Cette réponse m'a fait froid dans le dos : j'ai senti passer le couperet du corporatisme. Moi qui ne prétends pas être un philosophe (ni d'ailleurs quoi que ce soit d'autre), j'aurais donné du philosophe une autre définition : "C'est quelqu'un qui réfléchit à la pensée afin de maîtriser son fonctionnement" ou mieux "C'est quelqu'un dont l'activité essentielle est de penser le monde", ce qui suppose une inlassable curiosité et une ouverture qui sont à l'opposé du corporatisme. Sans doute il faut distinguer le professeur de philosophie du philosophe, tout comme il faut distinguer le professeur de mathématiques du mathématicien, le professeur d'histoire de l'historien etc.

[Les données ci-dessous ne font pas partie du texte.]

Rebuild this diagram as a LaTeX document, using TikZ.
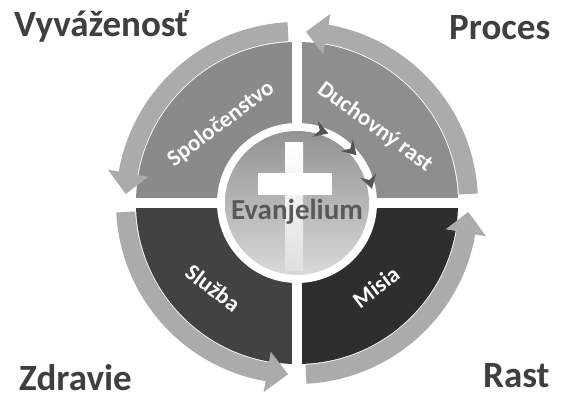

La philosophie est technique ; elle suppose la maîtrise d'un langage, de méthodes spécifiques. Mais est-ce pour autant une activité professionnelle ? Schopenhauer, qui jouissait il est vrai d'une fortune confortable, soupçonnait les professeurs de philosophie de sacrifier la liberté de pensée à leur gagne-pain. Comme Kierkegaard, il détestait Hegel. Jankélévitch a refusé la philosophie allemande, complice pensait-il de l'extermination des juifs.

Les penseurs font un choix parmi les "grands textes" : ils osent rejeter celui-ci pour utiliser celui-là. Il en est de même chez tous les créateurs. Stravinsky a eu des mots très durs pour les compositeurs les plus connus et il s'est passionné pour des petits-maîtres : ayant une oeuvre à construire, il écartait ceux dont l'influence pouvait le détourner de sa tâche pour s'intéresser à ceux qui lui apportaient des éléments utiles, fussent-ils mineurs. Toute personne qui travaille sérieusement a ainsi le droit d'avoir ses goûts et dégoûts. Le penseur ne joue pas le jeu de l'érudition, ses écrits n'abondent pas en citations : même s'il se nourrit de certaines lectures, sa propre pensée l'occupe plus que celle des autres.

Qu'est-ce, d'ailleurs, que cette catégorie des "grands textes de la philosophie" ? C'est "le programme" (du cours de philo, de l'"agreg" etc.), le "Lagarde et Michard" de la pensée, mélange hétéroclite où les anciens Grecs et les Allemands modernes dominent, qui ignore les pensées anglo-saxonne, indienne, chinoise et hébraïque, ainsi que des pans entiers de la philosophie française à l'exception de quelques petits-maîtres à la mode. En rester là, c'est soumettre sa pensée au corset de l'Éducation Nationale, accorder un égal respect à des textes qui se contredisent mutuellement, cultiver une incohérence érudite.

Lisez vous, cherchez vous les textes qui vous intéressent ? alors vous en négligerez d'autres. Pour lire Kierkegaard, Husserl et Bouveresse, ne faut-il pas se détourner de Hegel, Heidegger et Derrida ? Lire Lao Tseu et Mencius, n'est-ce pas combattre Platon et Plotin ?

Le philosophe ne doit-il pas, d'ailleurs, étudier sérieusement les disciplines où se concrétise aujourd'hui l'évolution de la recherche (électronique, informatique, génétique) ? S'il se limite aux "grands textes" de sa discipline il ne peut que radoter : regardez les sottises qu'ont énoncées des philosophes sur la théorie de la relativité, le théorème de Gödel, le chaos, les fractales, la complexité, l'ordinateur, le réseau etc.

Et si quelqu'un vous dit "si tu n'as pas lu Derrida, tu n'es pas un philosophe !", c'est tant pis. Nous avons tous le devoir de penser le monde : cette activité comporte des priorités qu'il faut définir, mais elle n'a pas de limites.